10) Bill James Historical Baseball Abstract - Your graduation present. Now that you're hooked, start learning about its history in a progressive way.
Josh Wilker
The Southpaw, Mark Harris
My favorite baseball novel; I read it once every few years
Great American Baseball Card Flipping, Trading and Bubble Gum Book, Brendan C. Boyd, Fred C. Harris
Possibly the funniest baseball book ever written, and also one that not only celebrates the magic of baseball cards but gives voice to everyone who ever collected them
The New Bill James Historical Baseball Abstract
Maybe THE essential baseball book
The Donald Honig Reader
Oral baseball history at its best.

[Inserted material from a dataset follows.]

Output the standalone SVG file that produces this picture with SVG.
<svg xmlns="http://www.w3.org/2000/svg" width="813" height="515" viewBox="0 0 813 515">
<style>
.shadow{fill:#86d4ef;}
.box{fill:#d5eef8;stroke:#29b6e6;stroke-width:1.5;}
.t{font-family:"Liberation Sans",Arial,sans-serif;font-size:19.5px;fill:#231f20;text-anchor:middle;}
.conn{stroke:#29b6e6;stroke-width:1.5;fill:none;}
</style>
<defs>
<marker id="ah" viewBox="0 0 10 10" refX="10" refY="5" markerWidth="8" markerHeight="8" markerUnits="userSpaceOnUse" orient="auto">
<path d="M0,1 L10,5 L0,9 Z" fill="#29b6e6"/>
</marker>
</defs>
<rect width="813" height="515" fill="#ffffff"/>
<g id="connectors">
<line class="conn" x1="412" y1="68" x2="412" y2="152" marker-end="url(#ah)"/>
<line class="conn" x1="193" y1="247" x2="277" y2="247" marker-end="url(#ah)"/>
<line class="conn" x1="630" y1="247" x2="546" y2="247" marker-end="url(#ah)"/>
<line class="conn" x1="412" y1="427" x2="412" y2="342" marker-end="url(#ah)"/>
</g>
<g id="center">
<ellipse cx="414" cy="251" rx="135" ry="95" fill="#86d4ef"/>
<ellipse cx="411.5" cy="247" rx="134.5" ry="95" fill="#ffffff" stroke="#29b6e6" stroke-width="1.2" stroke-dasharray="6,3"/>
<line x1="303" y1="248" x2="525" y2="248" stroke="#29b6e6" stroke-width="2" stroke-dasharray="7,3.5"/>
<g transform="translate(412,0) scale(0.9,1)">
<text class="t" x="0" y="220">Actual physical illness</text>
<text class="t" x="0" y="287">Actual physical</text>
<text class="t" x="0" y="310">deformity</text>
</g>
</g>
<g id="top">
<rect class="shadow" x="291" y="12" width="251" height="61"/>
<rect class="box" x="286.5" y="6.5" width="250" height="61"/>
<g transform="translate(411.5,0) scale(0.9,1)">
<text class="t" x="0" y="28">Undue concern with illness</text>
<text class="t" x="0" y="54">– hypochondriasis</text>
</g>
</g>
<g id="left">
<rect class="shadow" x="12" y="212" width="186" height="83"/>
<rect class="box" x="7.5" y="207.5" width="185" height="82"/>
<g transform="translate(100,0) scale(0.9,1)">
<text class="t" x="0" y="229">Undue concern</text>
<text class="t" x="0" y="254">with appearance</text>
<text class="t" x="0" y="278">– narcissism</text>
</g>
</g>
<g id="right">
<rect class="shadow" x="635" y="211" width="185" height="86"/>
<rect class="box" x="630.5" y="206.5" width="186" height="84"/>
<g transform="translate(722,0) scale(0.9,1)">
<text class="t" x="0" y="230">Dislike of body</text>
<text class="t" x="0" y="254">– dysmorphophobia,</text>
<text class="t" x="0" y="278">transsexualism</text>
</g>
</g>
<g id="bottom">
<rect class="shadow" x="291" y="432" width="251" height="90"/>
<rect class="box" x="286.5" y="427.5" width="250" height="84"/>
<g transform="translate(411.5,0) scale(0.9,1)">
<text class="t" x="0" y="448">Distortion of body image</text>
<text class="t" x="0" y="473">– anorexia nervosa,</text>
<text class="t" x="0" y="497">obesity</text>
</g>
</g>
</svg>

I like Honig's work even better than Lawrence Ritter's more ballyhooed (and also great) The Glory of Their Times. My copy of the Honig anthology is crumbling from repeated re-readings.

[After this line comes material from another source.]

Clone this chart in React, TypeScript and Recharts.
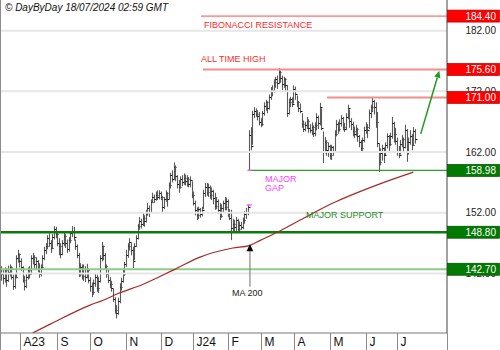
import React from 'react';
import { ComposedChart, Bar, Line, XAxis, YAxis, ReferenceLine } from 'recharts';

const highs = [
  143.2,142.6,143.0,142.8,143.3,143.5,143.2,141.8,142.0,145.0,
  145.9,145.3,144.5,143.2,141.6,142.0,143.0,143.2,145.0,145.4,
  145.0,144.7,144.2,143.7,143.5,145.0,146.4,147.0,148.3,148.6,
  147.5,148.5,149.8,149.7,149.0,147.8,147.0,147.5,148.8,148.5,
  147.6,148.0,149.0,149.8,149.7,147.6,146.8,145.4,143.7,143.5,
  143.5,143.2,143.6,142.8,141.4,140.5,141.0,142.0,141.8,141.4,
  145.0,147.2,146.6,145.4,143.5,142.6,141.4,140.8,139.5,138.1,
  136.8,138.0,140.4,141.3,142.8,143.9,145.9,147.0,147.8,147.0,
  146.4,147.0,148.3,150.2,151.3,151.0,152.0,151.6,152.5,153.6,
  153.2,154.2,155.3,155.0,155.5,155.7,155.7,155.5,154.8,154.6,
  155.7,155.4,157.0,158.6,159.0,160.3,159.8,158.2,157.4,158.0,
  158.2,158.5,158.3,158.2,157.9,158.0,157.2,155.5,154.0,152.9,
  153.0,152.8,153.0,155.8,156.9,156.9,156.8,156.5,156.2,155.8,
  155.3,154.6,154.2,153.6,153.4,154.0,154.6,154.5,154.2,152.6,
  152.5,151.0,150.8,151.3,151.0,150.6,150.5,151.2,152.3,152.8,
  153.3,165.6,166.1,168.8,169.4,169.2,168.9,168.6,167.6,168.8,
  170.2,170.6,170.4,171.5,172.7,173.0,174.0,174.4,174.6,175.8,
  175.4,174.6,174.4,174.2,173.0,170.8,171.1,171.0,173.0,172.8,
  171.3,170.4,170.0,168.4,167.2,167.0,167.8,167.4,166.6,166.9,
  166.4,166.9,168.4,168.0,170.1,169.2,165.4,164.5,164.0,163.6,
  163.2,163.2,163.0,165.6,167.3,167.0,167.4,168.1,167.8,166.8,
  168.4,169.8,169.0,167.6,167.0,166.2,166.5,166.0,164.8,164.0,
  164.4,166.2,166.9,166.6,169.0,169.8,171.1,170.6,170.2,168.6,
  163.4,162.6,163.2,162.8,163.6,165.1,164.8,165.2,167.8,167.0,
  166.0,164.4,163.0,164.0,164.8,164.4,166.5,165.8,164.4,165.6,
  165.0,166.1,165.8,
];

const lows = [
  140.8,140.2,140.5,139.8,140.6,141.5,141.0,139.3,139.5,141.2,
  143.8,143.0,142.4,140.5,139.2,139.6,141.0,141.2,141.8,143.5,
  142.8,142.6,142.2,141.3,141.5,142.8,144.2,145.2,146.0,146.4,
  145.4,146.0,147.6,147.8,146.5,145.0,144.5,145.0,146.5,146.2,
  145.4,145.6,147.0,148.0,147.4,145.9,144.5,141.4,141.5,141.0,
  140.8,140.6,141.2,140.4,139.0,138.1,138.5,139.8,139.0,138.8,
  140.5,144.0,144.2,142.6,141.3,140.4,139.6,139.0,137.3,135.4,
  134.6,135.2,137.1,139.2,140.5,141.6,143.1,144.6,145.8,145.0,
  142.9,144.2,146.4,147.6,149.2,149.4,149.8,149.7,150.4,151.5,
  151.3,152.0,153.6,153.6,154.0,154.1,154.2,154.1,152.0,152.6,
  153.8,153.0,154.2,156.0,157.0,157.4,157.2,156.0,155.3,156.0,
  156.4,156.6,156.5,156.3,156.2,156.2,154.4,153.2,151.6,150.8,
  151.0,151.2,151.4,152.6,154.6,154.8,154.6,154.3,154.1,153.4,
  152.5,152.6,151.8,150.8,151.2,152.0,152.4,152.4,151.3,150.8,
  147.5,148.8,148.9,149.0,148.8,149.0,149.2,149.3,150.2,151.0,
  151.6,158.98,162.3,163.2,167.6,167.8,167.2,166.4,166.1,166.3,
  168.0,168.8,168.4,169.0,170.6,171.2,171.8,172.6,172.4,173.2,
  173.4,172.2,172.6,172.0,167.8,168.2,169.4,169.4,170.0,170.6,
  169.4,168.6,168.4,166.0,165.3,165.4,165.8,165.2,165.1,164.8,
  164.5,164.6,165.6,165.8,166.4,165.6,160.2,161.8,161.4,161.2,
  160.8,160.7,161.4,162.0,164.6,165.0,165.4,166.2,165.6,165.3,
  165.6,167.4,166.0,165.6,164.6,164.3,164.6,163.7,162.8,162.0,
  162.2,163.6,165.0,164.3,165.8,167.6,168.6,168.2,166.0,162.8,
  158.7,159.8,160.6,160.2,161.5,162.6,162.2,163.0,164.2,163.6,
  163.2,161.4,161.0,161.6,162.8,162.0,162.6,160.4,161.6,163.2,
  162.3,163.0,163.4,
];

const closes = [
  142.0,141.2,142.5,141.0,142.2,143.0,141.5,140.0,141.5,144.5,
  145.2,144.0,143.0,141.0,140.0,141.5,142.5,142.0,144.5,144.8,
  143.6,144.0,142.8,142.0,143.0,144.5,145.8,146.5,147.8,147.0,
  146.2,148.0,149.3,148.5,147.0,146.5,145.2,147.0,148.2,147.0,
  146.0,147.5,148.6,149.0,148.0,146.5,145.0,142.0,143.0,141.6,
  142.8,141.5,142.5,141.0,140.0,139.0,140.5,141.5,139.6,140.8,
  144.5,146.5,145.0,143.2,142.0,141.0,140.2,139.6,137.8,136.0,
  135.5,137.5,139.8,140.8,142.0,143.5,145.0,146.5,147.2,145.8,
  144.0,146.5,147.8,149.8,150.6,150.2,151.2,150.6,152.0,152.8,
  152.2,153.8,154.6,154.2,155.0,154.6,155.2,154.6,153.0,154.2,
  155.2,154.2,156.5,158.2,157.6,159.6,158.0,156.8,156.2,157.5,
  157.0,157.8,157.2,157.6,156.8,157.4,155.0,153.6,152.4,151.6,
  152.6,151.8,152.4,155.2,156.3,155.5,156.2,155.0,155.6,154.4,
  153.2,154.0,152.5,151.5,152.8,153.6,153.0,154.0,152.0,151.2,
  149.5,150.2,149.6,150.8,149.4,150.0,149.6,150.8,151.8,152.2,
  152.9,164.8,163.0,168.2,168.8,168.3,168.0,167.0,166.6,168.4,
  169.6,170.2,169.2,171.0,172.2,172.0,173.6,174.0,173.4,175.2,
  174.2,173.2,174.0,173.0,168.4,170.2,170.8,170.0,172.4,171.6,
  170.2,169.2,168.8,166.6,165.8,166.4,167.2,166.0,165.6,166.2,
  165.2,166.4,167.8,166.8,169.4,166.0,162.0,163.6,162.4,163.0,
  161.6,162.8,162.2,165.0,166.6,165.8,166.8,167.6,166.2,165.8,
  167.8,169.2,167.2,166.6,165.4,165.0,165.8,164.6,163.6,162.6,
  164.0,165.6,166.2,165.6,168.4,169.4,170.4,169.4,167.0,163.5,
  160.4,161.8,162.6,161.6,163.2,164.6,163.4,164.6,166.8,165.0,
  163.8,162.2,161.6,163.4,164.2,162.8,165.6,162.0,163.6,164.6,
  163.2,165.4,164.2,
];

const monthTicks = [11, 34, 54, 76, 97, 117, 138, 158, 178, 200, 222, 241];
const monthLabels = ['A23', 'S', 'O', 'N', 'D', 'J24', 'F', 'M', 'A', 'M', 'J', 'J'];

const maIdx = [19, 30, 54, 62, 71, 86, 105, 121, 141, 151, 158, 168, 182, 202, 229, 251];
const maVals = [132.2, 133.7, 136.8, 137.6, 138.7, 140.2, 142.6, 144.7, 146.2, 146.6, 147.5, 148.8, 150.8, 153.6, 156.6, 158.7];

const gridValues = [142, 152, 162, 172, 182];
const levelValues = [184.4, 175.6, 171.0, 158.98, 148.8, 142.7];
const levelStart = [121.6, 122.8, 198.4, 150.2, -0.3, -0.3];

const gapTop = 158.98;
const gapBottom = 153.3;

const trendArrow = [{ x: 255.5, y: 165.0 }, { x: 266.8, y: 175.4 }];
const maArrow = [{ x: 151.4, y: 139.8 }, { x: 151.4, y: 146.8 }];

const X_MIN = -0.3;
const X_MAX = 271.5;
const Y_MIN = 132.2;
const Y_MAX = 187.05;

const data = closes.map((c, i) => ({ i, h: highs[i], l: lows[i], c, range: [lows[i], highs[i]] }));
const maData = maIdx.map((i, k) => ({ i, ma: maVals[k] }));

const levelStyle: Record<string, { stroke: string; w: number }> = {
  '184.4': { stroke: '#ff4a4a', w: 1 },
  '175.6': { stroke: '#f38d8d', w: 2 },
  '171': { stroke: '#f38d8d', w: 2 },
  '158.98': { stroke: '#2e9e2e', w: 1.3 },
  '148.8': { stroke: '#0b7a0b', w: 2.6 },
  '142.7': { stroke: '#8ccb8c', w: 2 },
};

const FONT = 'Liberation Sans, Arial, Helvetica, sans-serif';

const OhlcShape = (props: any) => {
  const { x, y, width, height, payload } = props;
  if (x == null || y == null || !payload) return null;
  const top = height < 0 ? y + height : y;
  const hh = Math.abs(height);
  const cx = Math.round(x + width / 2) + 0.5;
  const span = payload.h - payload.l || 1;
  const yc = Math.round(top + ((payload.h - payload.c) / span) * hh) + 0.5;
  return (
    <g>
      <line x1={cx} x2={cx} y1={top} y2={top + hh} stroke="#5a5a5a" strokeWidth={1.1} />
      <line x1={cx} x2={cx + 2} y1={yc} y2={yc} stroke="#111" strokeWidth={1} />
    </g>
  );
};

const YTick = (props: any) => {
  const { y, payload } = props;
  const v = payload.value;
  const isLevel = levelValues.indexOf(v) >= 0;
  if (isLevel) {
    const red = v > 165;
    return (
      <g>
        <rect x={447.5} y={y - 6} width={52} height={12} fill={red ? '#ff0000' : '#007a00'} stroke={red ? '#b30000' : '#004d00'} strokeWidth={0.7} />
        <text x={496} y={y + 3.6} textAnchor="end" fill="#ffffff" fontSize={10} fontFamily={FONT}>
          {v.toFixed(2)}
        </text>
      </g>
    );
  }
  return (
    <text x={496} y={y + 3.6} textAnchor="end" fill="#222" fontSize={10} fontFamily={FONT}>
      {v.toFixed(2)}
    </text>
  );
};

const XTick = (props: any) => {
  const { x, payload } = props;
  const k = monthTicks.indexOf(payload.value);
  const xx = Math.round(x) + 0.5;
  return (
    <g>
      <line x1={xx} x2={xx} y1={333} y2={350} stroke="#8a8a8a" strokeWidth={1} />
      {k >= 0 && (
        <text x={xx + 3} y={346} fontSize={12} fill="#111" fontFamily={FONT}>
          {monthLabels[k]}
        </text>
      )}
    </g>
  );
};

const arrowShape = (color: string, lineColor: string, len: number, half: number, w: number) => (props: any) => {
  const { x1, y1, x2, y2 } = props;
  if ([x1, y1, x2, y2].some((n) => n == null || isNaN(n))) return null;
  const dx = x2 - x1;
  const dy = y2 - y1;
  const d = Math.sqrt(dx * dx + dy * dy) || 1;
  const ux = dx / d;
  const uy = dy / d;
  const bx = x2 - ux * len;
  const by = y2 - uy * len;
  const px = -uy * half;
  const py = ux * half;
  return (
    <g>
      <line x1={x1} y1={y1} x2={bx} y2={by} stroke={lineColor} strokeWidth={w} />
      <polygon points={`${x2},${y2} ${bx + px},${by + py} ${bx - px},${by - py}`} fill={color} />
    </g>
  );
};

const GreenArrow = arrowShape('#1f9a1f', '#1f9a1f', 7, 3.2, 1.5);
const BlackArrow = arrowShape('#000', '#888', 7, 3.4, 1.2);

export default function App() {
  return (
    <div style={{ position: 'absolute', left: 0, top: 0, width: 500, height: 350, background: '#fff', fontFamily: FONT }}>
      <div style={{ position: 'absolute', left: 0, top: 0, width: 1, height: 350, background: '#8c8c8c' }} />
      <div style={{ position: 'absolute', left: 0, top: 0 }}>
        <ComposedChart width={500} height={350} data={data} margin={{ top: 0, right: 0, bottom: 0, left: 1 }}>
          <XAxis
            type="number"
            dataKey="i"
            domain={[X_MIN, X_MAX]}
            allowDataOverflow
            ticks={[...monthTicks, X_MAX]}
            interval={0}
            tick={<XTick />}
            tickLine={false}
            axisLine={{ stroke: '#777' }}
            height={17}
          />
          <YAxis
            orientation="right"
            type="number"
            domain={[Y_MIN, Y_MAX]}
            allowDataOverflow
            ticks={[...gridValues, ...levelValues]}
            interval={0}
            tick={<YTick />}
            tickLine={false}
            axisLine={{ stroke: '#444' }}
            width={53}
          />
          {gridValues.map((g) => (
            <ReferenceLine key={'g' + g} y={g} stroke="#e6e6e6" strokeWidth={2} />
          ))}
          {levelValues.map((v, k) => (
            <ReferenceLine
              key={'l' + v}
              segment={[{ x: levelStart[k], y: v }, { x: X_MAX, y: v }]}
              stroke={levelStyle[String(v)].stroke}
              strokeWidth={levelStyle[String(v)].w}
            />
          ))}
          <ReferenceLine segment={[{ x: 149.9, y: gapTop }, { x: 152.3, y: gapTop }]} stroke="#ff5cff" strokeWidth={1.4} />
          <ReferenceLine segment={[{ x: 149.4, y: gapBottom }, { x: 152.6, y: gapBottom }]} stroke="#ff5cff" strokeWidth={1.4} />
          <Bar dataKey="range" barSize={2} shape={OhlcShape} isAnimationActive={false} />
          <Line data={maData} dataKey="ma" type="monotone" stroke="#a52a28" strokeWidth={1.2} dot={false} isAnimationActive={false} />
          <ReferenceLine segment={trendArrow} shape={GreenArrow} />
          <ReferenceLine segment={maArrow} shape={BlackArrow} />
        </ComposedChart>
      </div>
      <svg width={500} height={350} style={{ position: 'absolute', left: 0, top: 0, pointerEvents: 'none' }}>
        <text x={5} y={10.5} fontSize={10} fontStyle="italic" fill="#111" fontFamily={FONT}>© DayByDay 18/07/2024 02:59 GMT</text>
        <text x={204} y={28} fontSize={9} fill="#ff2a2a" fontFamily={FONT}>FIBONACCI RESISTANCE</text>
        <text x={201} y={61.5} fontSize={9} fill="#ff2a2a" fontFamily={FONT}>ALL TIME HIGH</text>
        <text x={265} y={182} fontSize={9} fill="#ff40ff" fontFamily={FONT}>MAJOR</text>
        <text x={265} y={191} fontSize={9} fill="#ff40ff" fontFamily={FONT}>GAP</text>
        <text x={306} y={217.5} fontSize={9} fill="#1e8c1e" fontFamily={FONT}>MAJOR SUPPORT</text>
        <text x={232} y={296} fontSize={9} fill="#222" fontFamily={FONT}>MA 200</text>
      </svg>
    </div>
  );
}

Hang Tough, Paul Mather, Alfred Slote
A perfect and heartbreaking young adult novel about a star little league pitcher who gets leukemia. It made me cry as a kid and still makes me cry when I reread it as an adult.

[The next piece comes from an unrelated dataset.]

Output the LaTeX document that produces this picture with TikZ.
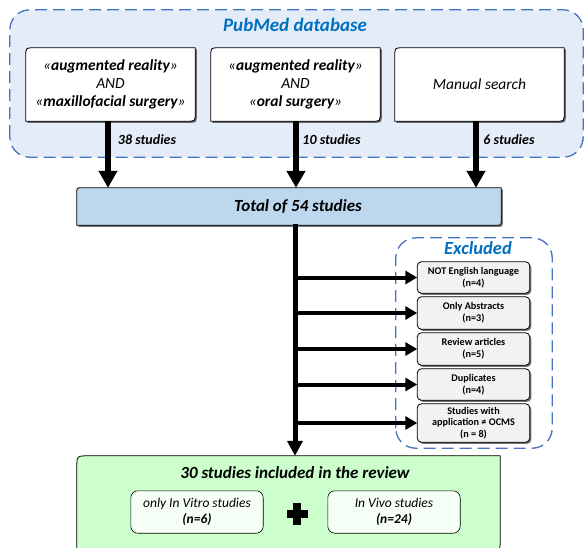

The Universal Baseball Association, Inc., J. Henry
Waugh, Prop., Robert Coover
If baseball is a game of the mind, this is the novel that goes deepest into the weirdest and most amazing reaches of that mind.
Five Seasons, Roger Angell
The master at work.
Pafko at the Wall, Don DeLillo
The brilliant DeLillo turns his eye to the 1951 Bobby Thompson game in this novella (also a part of the giant novel Underworld)
The Wrong Stuff, Bill Lee
A personal favorite; The Bronx Zoo and Ball Four are great, too, but I like Lee's cracked p.o.v. the best.
O Holy Cow (The verse of Phil Rizzuto)
This may seem like an ironic pick, but it isn't. Besides providing a lot of belly laughs this book also gives one of the best senses of any book of the wide-open spaces (for digression, memories, imagination) baseball and only baseball can offer up.
And lastly, a note from Leigh Monteville...
Alex -
I'm sure you have the usual bases covered already from everybody else - that's baseball jargon, to set the mood - so let me just add a book that often seems to be overlooked. This is 'The Brothers K' by David James Duncan. Fiction. Wonderful. I give this book to friends, relatives on substantial birthdays, happy occasions, my little nomination as The Great American Novel. I'd lay the passages in here about baseball, word for word, against anything that ever has been written about the game. I'm also a big fan of 'Bang The Drum Slowly' by Mark Harris, more fiction, terrific.
Best,
Leigh Montville
Just an observation -- Breslin's "Can't Anyone Here Play this Game" is great fun and all but I'm not sure even 50% of it ever happened. On the other hand "Joy in Mudville" by George Vescey, pictured on the bookshelf, is a fun, well-written and verifiable history of the early Mets that probably doesn't get enough love.